- [PROBLEM REQUIREMENTS]
Pictures stay out. Extract the lines below from the first one through the line with "0.070, 0.06, 0.09];", both included.
# # # #
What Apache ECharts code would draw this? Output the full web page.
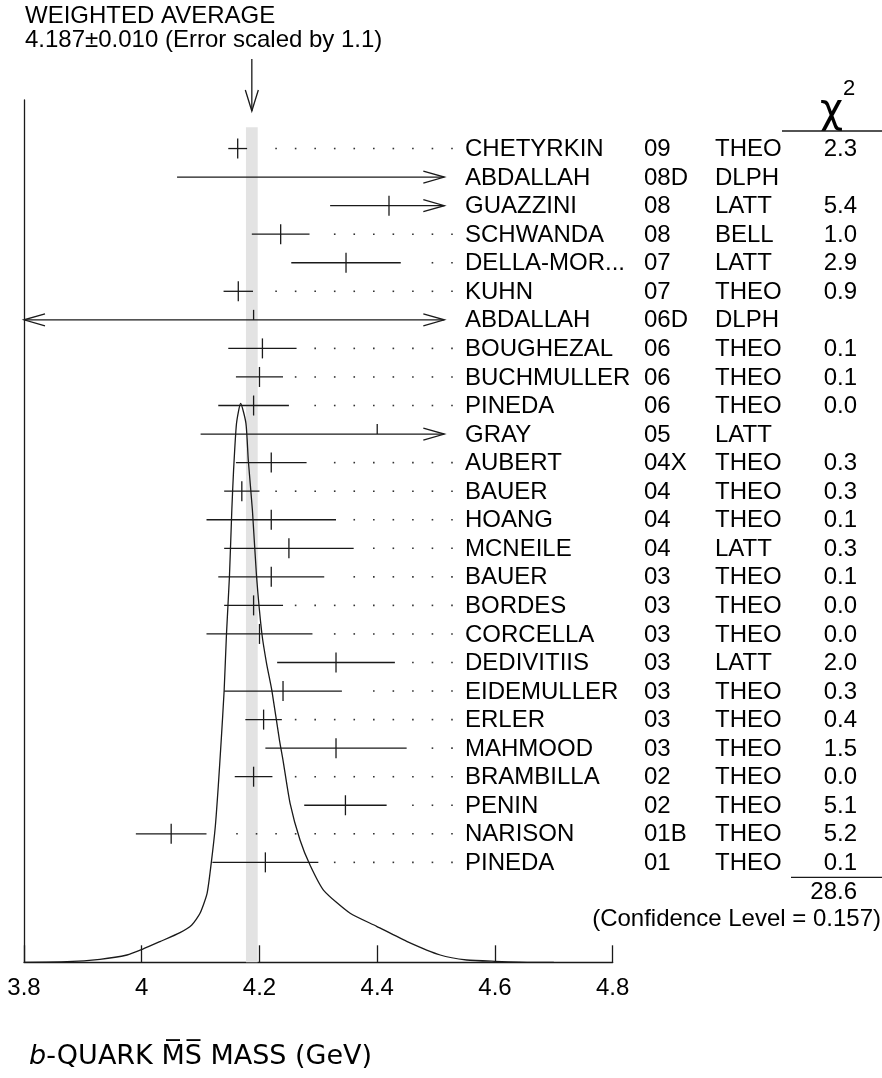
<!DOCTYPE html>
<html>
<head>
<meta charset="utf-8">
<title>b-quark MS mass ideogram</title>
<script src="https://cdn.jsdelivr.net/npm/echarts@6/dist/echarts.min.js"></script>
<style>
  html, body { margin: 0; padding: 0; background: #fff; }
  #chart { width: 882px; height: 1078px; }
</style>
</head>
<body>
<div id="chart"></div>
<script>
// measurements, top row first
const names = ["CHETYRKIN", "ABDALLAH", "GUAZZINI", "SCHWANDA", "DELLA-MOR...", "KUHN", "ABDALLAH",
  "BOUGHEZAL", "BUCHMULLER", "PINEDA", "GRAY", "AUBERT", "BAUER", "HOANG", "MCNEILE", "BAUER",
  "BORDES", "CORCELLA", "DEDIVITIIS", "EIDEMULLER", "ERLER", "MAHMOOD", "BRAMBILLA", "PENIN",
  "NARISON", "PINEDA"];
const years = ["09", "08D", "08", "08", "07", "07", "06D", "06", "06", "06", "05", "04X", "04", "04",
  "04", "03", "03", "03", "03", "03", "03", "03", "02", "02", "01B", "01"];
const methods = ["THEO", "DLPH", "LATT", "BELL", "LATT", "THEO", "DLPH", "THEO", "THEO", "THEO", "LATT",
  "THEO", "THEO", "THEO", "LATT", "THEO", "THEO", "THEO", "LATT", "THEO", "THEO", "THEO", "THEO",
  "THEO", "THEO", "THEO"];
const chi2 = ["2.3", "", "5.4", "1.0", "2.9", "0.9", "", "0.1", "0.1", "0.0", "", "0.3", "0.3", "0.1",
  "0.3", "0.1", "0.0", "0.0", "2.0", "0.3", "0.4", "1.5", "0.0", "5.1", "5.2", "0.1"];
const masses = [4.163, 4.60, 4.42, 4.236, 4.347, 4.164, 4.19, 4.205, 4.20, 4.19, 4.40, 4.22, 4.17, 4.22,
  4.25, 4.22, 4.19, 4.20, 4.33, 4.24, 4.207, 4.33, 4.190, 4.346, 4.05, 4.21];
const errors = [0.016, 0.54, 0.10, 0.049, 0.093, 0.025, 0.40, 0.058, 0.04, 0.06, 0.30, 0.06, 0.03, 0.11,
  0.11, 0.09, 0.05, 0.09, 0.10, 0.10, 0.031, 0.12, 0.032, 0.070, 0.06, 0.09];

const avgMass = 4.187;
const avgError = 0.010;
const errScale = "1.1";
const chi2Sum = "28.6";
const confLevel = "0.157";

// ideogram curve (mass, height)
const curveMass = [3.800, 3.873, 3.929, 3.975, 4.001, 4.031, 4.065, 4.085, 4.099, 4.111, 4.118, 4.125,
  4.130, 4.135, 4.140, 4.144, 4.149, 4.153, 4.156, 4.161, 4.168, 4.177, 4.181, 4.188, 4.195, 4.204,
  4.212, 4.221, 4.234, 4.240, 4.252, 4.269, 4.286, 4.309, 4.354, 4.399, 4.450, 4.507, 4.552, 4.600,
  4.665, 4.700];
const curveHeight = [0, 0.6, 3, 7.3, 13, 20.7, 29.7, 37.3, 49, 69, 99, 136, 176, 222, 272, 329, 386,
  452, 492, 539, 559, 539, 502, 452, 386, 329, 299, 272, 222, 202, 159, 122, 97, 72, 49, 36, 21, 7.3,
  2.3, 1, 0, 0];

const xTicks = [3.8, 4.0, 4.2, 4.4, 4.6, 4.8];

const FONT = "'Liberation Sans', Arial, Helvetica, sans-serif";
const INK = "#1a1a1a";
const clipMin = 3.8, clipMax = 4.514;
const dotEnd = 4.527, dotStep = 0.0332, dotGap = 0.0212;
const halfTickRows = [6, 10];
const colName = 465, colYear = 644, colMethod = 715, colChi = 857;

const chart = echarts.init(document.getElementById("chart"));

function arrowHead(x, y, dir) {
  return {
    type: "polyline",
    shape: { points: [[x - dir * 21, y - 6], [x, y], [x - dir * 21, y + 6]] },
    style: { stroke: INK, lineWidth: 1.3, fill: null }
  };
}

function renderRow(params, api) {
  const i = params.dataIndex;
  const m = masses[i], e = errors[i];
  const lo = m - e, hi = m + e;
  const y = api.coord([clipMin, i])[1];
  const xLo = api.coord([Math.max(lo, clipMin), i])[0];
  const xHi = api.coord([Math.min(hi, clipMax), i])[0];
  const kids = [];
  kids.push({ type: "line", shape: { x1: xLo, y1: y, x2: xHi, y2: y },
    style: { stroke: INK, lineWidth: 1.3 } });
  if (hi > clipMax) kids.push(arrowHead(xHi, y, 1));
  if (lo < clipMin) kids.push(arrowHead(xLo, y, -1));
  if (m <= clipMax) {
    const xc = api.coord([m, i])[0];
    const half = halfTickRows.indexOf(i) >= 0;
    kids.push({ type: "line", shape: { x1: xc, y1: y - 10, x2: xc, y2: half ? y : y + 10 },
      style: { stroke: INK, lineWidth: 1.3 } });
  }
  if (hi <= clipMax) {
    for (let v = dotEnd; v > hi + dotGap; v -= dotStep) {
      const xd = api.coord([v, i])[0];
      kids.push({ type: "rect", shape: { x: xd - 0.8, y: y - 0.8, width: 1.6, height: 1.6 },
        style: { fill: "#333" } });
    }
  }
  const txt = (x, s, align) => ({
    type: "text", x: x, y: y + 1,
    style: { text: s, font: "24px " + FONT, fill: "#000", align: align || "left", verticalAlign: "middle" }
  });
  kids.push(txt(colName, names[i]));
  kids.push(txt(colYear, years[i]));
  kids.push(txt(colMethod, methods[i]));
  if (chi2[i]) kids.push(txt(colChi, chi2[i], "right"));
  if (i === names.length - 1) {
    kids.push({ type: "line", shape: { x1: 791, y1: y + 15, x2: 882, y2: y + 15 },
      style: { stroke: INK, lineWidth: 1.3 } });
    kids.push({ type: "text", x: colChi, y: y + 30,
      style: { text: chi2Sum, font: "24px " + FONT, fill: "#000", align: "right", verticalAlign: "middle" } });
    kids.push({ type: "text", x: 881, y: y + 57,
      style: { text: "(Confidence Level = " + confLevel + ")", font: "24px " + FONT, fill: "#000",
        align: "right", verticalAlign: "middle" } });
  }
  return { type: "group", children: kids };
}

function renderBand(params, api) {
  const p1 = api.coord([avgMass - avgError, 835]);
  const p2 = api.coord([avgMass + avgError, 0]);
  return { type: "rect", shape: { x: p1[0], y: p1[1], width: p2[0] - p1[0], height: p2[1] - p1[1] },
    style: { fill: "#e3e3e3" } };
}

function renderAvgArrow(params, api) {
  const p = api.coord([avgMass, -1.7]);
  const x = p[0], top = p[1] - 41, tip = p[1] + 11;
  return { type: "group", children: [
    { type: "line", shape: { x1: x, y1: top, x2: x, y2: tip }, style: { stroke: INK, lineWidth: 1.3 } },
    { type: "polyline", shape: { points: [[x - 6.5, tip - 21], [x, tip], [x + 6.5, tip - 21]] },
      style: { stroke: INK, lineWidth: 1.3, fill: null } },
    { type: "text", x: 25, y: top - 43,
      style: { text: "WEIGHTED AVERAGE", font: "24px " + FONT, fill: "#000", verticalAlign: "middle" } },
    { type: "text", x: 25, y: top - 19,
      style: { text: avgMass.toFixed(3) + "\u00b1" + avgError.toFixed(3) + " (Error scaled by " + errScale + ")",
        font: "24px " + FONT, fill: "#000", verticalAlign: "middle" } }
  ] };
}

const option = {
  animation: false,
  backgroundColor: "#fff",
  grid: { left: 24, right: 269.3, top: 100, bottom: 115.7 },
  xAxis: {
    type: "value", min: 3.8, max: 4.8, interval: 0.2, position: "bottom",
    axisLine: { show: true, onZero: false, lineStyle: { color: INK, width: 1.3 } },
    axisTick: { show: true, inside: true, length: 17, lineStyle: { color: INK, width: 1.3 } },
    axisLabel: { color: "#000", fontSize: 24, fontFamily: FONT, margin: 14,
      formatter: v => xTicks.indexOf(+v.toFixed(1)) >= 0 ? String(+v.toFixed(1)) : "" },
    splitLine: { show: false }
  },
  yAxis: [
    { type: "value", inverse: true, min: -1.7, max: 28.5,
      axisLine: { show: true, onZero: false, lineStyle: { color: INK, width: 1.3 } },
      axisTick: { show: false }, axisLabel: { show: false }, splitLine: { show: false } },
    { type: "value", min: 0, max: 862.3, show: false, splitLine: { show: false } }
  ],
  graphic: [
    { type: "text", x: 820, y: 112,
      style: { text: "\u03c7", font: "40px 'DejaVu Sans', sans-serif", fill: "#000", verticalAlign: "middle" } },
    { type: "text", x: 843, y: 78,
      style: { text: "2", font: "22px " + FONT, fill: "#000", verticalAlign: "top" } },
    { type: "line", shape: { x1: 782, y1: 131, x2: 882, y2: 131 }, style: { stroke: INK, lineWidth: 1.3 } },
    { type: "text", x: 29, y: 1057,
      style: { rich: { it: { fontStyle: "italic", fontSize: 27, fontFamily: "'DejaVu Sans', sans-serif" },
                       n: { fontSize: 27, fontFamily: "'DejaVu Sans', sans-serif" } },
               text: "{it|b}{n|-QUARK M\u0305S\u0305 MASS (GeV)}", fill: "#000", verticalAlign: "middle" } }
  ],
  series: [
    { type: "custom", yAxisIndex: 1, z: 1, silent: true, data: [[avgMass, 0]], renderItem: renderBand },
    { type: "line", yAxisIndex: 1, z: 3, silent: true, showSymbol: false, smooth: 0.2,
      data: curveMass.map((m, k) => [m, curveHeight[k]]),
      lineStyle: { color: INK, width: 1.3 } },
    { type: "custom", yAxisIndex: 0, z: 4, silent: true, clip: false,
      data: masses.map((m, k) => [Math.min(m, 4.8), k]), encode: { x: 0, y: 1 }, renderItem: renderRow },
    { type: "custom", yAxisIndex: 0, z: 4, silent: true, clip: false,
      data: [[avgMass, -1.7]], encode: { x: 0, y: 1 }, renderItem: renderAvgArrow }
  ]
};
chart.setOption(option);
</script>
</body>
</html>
# # # #
- [REPLY TO THE EXERCISE]
What Apache ECharts code would draw this? Output the full web page.
<!DOCTYPE html>
<html>
<head>
<meta charset="utf-8">
<title>b-quark MS mass ideogram</title>
<script src="https://cdn.jsdelivr.net/npm/echarts@6/dist/echarts.min.js"></script>
<style>
  html, body { margin: 0; padding: 0; background: #fff; }
  #chart { width: 882px; height: 1078px; }
</style>
</head>
<body>
<div id="chart"></div>
<script>
// measurements, top row first
const names = ["CHETYRKIN", "ABDALLAH", "GUAZZINI", "SCHWANDA", "DELLA-MOR...", "KUHN", "ABDALLAH",
  "BOUGHEZAL", "BUCHMULLER", "PINEDA", "GRAY", "AUBERT", "BAUER", "HOANG", "MCNEILE", "BAUER",
  "BORDES", "CORCELLA", "DEDIVITIIS", "EIDEMULLER", "ERLER", "MAHMOOD", "BRAMBILLA", "PENIN",
  "NARISON", "PINEDA"];
const years = ["09", "08D", "08", "08", "07", "07", "06D", "06", "06", "06", "05", "04X", "04", "04",
  "04", "03", "03", "03", "03", "03", "03", "03", "02", "02", "01B", "01"];
const methods = ["THEO", "DLPH", "LATT", "BELL", "LATT", "THEO", "DLPH", "THEO", "THEO", "THEO", "LATT",
  "THEO", "THEO", "THEO", "LATT", "THEO", "THEO", "THEO", "LATT", "THEO", "THEO", "THEO", "THEO",
  "THEO", "THEO", "THEO"];
const chi2 = ["2.3", "", "5.4", "1.0", "2.9", "0.9", "", "0.1", "0.1", "0.0", "", "0.3", "0.3", "0.1",
  "0.3", "0.1", "0.0", "0.0", "2.0", "0.3", "0.4", "1.5", "0.0", "5.1", "5.2", "0.1"];
const masses = [4.163, 4.60, 4.42, 4.236, 4.347, 4.164, 4.19, 4.205, 4.20, 4.19, 4.40, 4.22, 4.17, 4.22,
  4.25, 4.22, 4.19, 4.20, 4.33, 4.24, 4.207, 4.33, 4.190, 4.346, 4.05, 4.21];
const errors = [0.016, 0.54, 0.10, 0.049, 0.093, 0.025, 0.40, 0.058, 0.04, 0.06, 0.30, 0.06, 0.03, 0.11,
  0.11, 0.09, 0.05, 0.09, 0.10, 0.10, 0.031, 0.12, 0.032, 0.070, 0.06, 0.09];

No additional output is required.